+++ Provided records
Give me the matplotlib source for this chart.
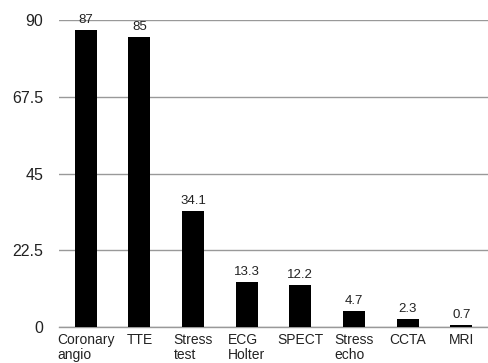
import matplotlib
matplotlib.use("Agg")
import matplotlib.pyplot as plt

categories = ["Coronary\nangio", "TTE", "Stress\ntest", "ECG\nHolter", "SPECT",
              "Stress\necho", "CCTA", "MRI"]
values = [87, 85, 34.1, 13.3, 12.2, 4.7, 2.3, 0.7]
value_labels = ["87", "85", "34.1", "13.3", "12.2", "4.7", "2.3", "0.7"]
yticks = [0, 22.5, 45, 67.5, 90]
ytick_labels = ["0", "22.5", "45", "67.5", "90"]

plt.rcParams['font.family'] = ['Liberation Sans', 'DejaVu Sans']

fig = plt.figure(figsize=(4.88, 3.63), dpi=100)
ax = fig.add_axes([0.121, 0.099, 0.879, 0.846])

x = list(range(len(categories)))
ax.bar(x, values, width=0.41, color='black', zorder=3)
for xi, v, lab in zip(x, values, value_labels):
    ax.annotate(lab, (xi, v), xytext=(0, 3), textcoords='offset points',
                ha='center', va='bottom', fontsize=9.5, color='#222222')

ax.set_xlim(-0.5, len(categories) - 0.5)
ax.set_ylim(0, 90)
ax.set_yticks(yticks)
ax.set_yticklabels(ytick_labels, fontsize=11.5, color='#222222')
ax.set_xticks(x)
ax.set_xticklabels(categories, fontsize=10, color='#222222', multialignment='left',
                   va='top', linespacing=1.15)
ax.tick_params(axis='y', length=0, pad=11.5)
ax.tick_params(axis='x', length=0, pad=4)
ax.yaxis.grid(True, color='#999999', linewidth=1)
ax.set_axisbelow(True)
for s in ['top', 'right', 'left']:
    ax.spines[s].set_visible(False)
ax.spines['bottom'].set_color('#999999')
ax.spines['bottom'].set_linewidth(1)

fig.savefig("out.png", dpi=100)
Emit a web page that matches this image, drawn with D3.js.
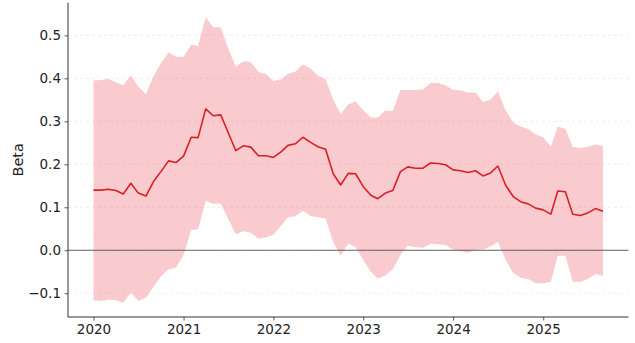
++++++
+++ Provided records
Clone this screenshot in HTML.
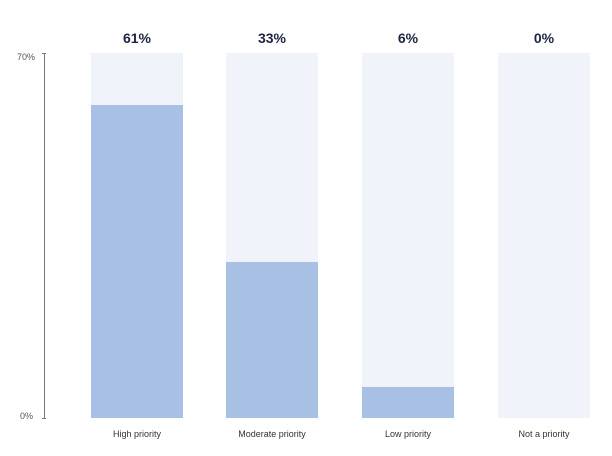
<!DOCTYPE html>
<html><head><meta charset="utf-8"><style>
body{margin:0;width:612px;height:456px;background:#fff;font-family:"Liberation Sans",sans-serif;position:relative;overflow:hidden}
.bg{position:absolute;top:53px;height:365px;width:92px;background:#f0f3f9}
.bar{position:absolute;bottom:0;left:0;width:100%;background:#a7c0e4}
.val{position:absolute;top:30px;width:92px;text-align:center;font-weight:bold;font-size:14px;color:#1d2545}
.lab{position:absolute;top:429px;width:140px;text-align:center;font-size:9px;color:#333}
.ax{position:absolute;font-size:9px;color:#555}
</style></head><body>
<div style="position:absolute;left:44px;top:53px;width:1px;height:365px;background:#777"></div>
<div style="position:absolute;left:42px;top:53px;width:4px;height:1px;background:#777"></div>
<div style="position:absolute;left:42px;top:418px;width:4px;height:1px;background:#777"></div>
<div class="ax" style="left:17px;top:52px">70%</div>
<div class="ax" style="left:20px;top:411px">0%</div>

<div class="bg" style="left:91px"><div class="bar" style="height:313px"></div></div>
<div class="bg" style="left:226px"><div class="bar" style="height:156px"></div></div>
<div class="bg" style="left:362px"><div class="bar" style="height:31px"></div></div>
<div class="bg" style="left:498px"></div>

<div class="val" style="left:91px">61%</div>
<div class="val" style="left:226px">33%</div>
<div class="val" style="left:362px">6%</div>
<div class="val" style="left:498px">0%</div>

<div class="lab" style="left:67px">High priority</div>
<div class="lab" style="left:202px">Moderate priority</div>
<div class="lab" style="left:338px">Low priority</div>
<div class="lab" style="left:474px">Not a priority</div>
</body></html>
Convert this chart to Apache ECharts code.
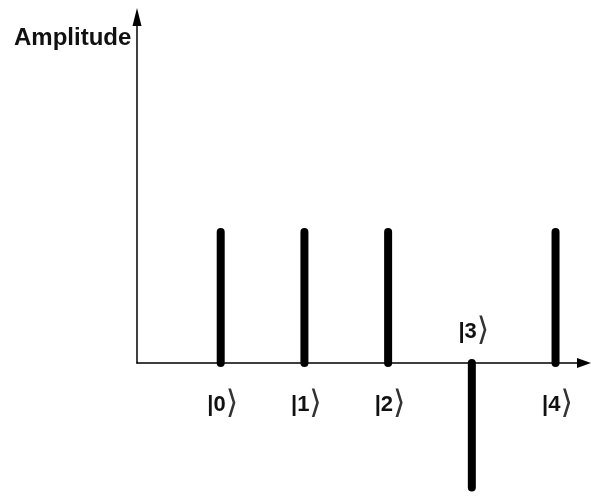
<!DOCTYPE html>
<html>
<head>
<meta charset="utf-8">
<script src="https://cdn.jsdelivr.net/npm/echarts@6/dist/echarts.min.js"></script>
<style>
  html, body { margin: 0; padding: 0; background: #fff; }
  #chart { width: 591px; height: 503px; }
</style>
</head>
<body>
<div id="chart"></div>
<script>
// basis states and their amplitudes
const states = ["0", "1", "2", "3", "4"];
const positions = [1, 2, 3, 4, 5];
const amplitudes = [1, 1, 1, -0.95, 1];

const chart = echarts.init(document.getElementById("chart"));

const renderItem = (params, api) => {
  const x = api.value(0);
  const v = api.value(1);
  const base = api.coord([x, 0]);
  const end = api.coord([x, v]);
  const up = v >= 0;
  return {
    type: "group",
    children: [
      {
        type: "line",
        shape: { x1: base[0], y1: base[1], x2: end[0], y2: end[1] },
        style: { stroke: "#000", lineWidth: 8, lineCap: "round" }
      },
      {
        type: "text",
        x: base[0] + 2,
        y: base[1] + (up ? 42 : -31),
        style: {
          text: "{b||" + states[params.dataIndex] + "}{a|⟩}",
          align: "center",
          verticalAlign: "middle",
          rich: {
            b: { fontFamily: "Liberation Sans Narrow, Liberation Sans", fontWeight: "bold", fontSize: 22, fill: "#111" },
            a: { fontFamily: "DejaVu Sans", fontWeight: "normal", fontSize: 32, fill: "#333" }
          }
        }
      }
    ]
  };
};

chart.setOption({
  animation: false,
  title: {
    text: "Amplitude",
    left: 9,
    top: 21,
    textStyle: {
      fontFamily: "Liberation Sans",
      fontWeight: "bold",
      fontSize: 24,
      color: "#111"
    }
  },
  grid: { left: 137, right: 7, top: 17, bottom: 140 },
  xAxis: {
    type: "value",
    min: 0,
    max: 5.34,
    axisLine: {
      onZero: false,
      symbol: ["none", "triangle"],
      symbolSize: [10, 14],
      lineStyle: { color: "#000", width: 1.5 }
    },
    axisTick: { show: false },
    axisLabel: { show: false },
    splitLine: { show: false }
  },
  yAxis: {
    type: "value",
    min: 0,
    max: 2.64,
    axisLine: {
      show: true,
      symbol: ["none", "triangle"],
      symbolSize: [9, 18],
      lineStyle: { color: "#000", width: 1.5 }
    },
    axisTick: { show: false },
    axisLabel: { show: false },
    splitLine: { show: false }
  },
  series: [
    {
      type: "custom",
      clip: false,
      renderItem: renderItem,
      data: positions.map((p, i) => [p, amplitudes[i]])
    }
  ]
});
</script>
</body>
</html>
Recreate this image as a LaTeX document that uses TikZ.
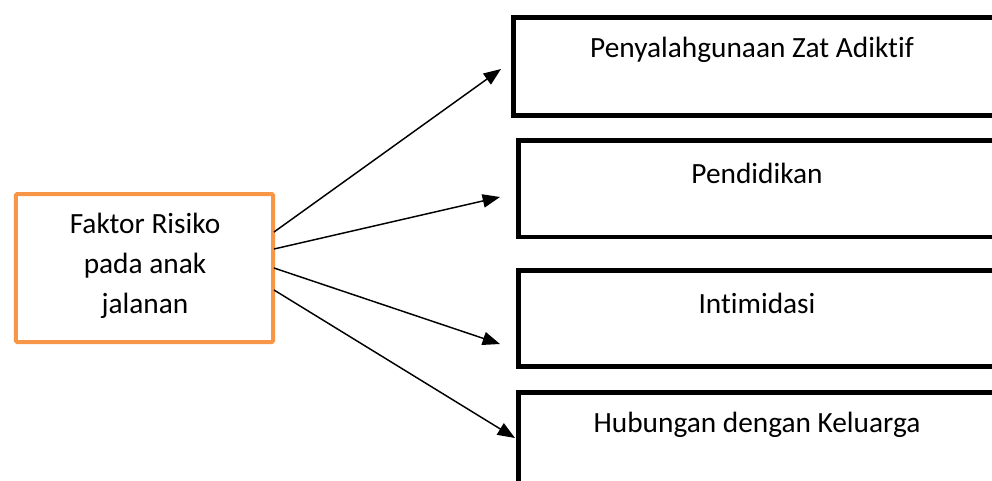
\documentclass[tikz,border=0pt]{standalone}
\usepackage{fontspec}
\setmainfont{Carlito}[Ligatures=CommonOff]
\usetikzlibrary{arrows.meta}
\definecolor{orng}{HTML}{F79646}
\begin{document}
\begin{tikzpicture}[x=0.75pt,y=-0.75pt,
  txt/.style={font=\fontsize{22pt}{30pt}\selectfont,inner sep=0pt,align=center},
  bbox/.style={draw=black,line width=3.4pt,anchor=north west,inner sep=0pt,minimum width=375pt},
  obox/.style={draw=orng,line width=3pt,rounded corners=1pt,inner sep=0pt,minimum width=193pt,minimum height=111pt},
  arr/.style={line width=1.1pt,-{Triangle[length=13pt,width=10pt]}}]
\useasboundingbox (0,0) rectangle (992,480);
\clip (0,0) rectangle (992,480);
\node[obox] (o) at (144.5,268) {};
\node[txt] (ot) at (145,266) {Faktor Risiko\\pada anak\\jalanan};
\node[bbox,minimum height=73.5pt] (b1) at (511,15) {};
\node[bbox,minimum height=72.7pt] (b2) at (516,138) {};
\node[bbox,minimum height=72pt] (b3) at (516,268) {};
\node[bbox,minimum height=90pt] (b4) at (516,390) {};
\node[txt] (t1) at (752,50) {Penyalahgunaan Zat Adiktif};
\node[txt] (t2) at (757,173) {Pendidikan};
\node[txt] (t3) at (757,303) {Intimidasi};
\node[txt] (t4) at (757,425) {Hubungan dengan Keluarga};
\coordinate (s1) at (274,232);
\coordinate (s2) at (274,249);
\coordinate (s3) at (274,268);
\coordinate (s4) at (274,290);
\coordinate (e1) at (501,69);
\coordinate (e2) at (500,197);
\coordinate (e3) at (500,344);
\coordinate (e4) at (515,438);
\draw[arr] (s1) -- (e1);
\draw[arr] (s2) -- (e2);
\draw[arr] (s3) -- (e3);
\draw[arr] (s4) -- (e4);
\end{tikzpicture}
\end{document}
++++++
▸ Your instructions
Take the stretch from the line containing "Give me the matplotlib source for this chart." through the line containing "Emit a web page" and reproduce it exactly, both ends included. Omit the pictures.

▸ Exercise result
Give me the matplotlib source for this chart.
import matplotlib
matplotlib.use("Agg")
import matplotlib.pyplot as plt

categories = ["Coronary\nangio", "TTE", "Stress\ntest", "ECG\nHolter", "SPECT",
              "Stress\necho", "CCTA", "MRI"]
values = [87, 85, 34.1, 13.3, 12.2, 4.7, 2.3, 0.7]
value_labels = ["87", "85", "34.1", "13.3", "12.2", "4.7", "2.3", "0.7"]
yticks = [0, 22.5, 45, 67.5, 90]
ytick_labels = ["0", "22.5", "45", "67.5", "90"]

plt.rcParams['font.family'] = ['Liberation Sans', 'DejaVu Sans']

fig = plt.figure(figsize=(4.88, 3.63), dpi=100)
ax = fig.add_axes([0.121, 0.099, 0.879, 0.846])

x = list(range(len(categories)))
ax.bar(x, values, width=0.41, color='black', zorder=3)
for xi, v, lab in zip(x, values, value_labels):
    ax.annotate(lab, (xi, v), xytext=(0, 3), textcoords='offset points',
                ha='center', va='bottom', fontsize=9.5, color='#222222')

ax.set_xlim(-0.5, len(categories) - 0.5)
ax.set_ylim(0, 90)
ax.set_yticks(yticks)
ax.set_yticklabels(ytick_labels, fontsize=11.5, color='#222222')
ax.set_xticks(x)
ax.set_xticklabels(categories, fontsize=10, color='#222222', multialignment='left',
                   va='top', linespacing=1.15)
ax.tick_params(axis='y', length=0, pad=11.5)
ax.tick_params(axis='x', length=0, pad=4)
ax.yaxis.grid(True, color='#999999', linewidth=1)
ax.set_axisbelow(True)
for s in ['top', 'right', 'left']:
    ax.spines[s].set_visible(False)
ax.spines['bottom'].set_color('#999999')
ax.spines['bottom'].set_linewidth(1)

fig.savefig("out.png", dpi=100)
Emit a web page that matches this image, drawn with D3.js.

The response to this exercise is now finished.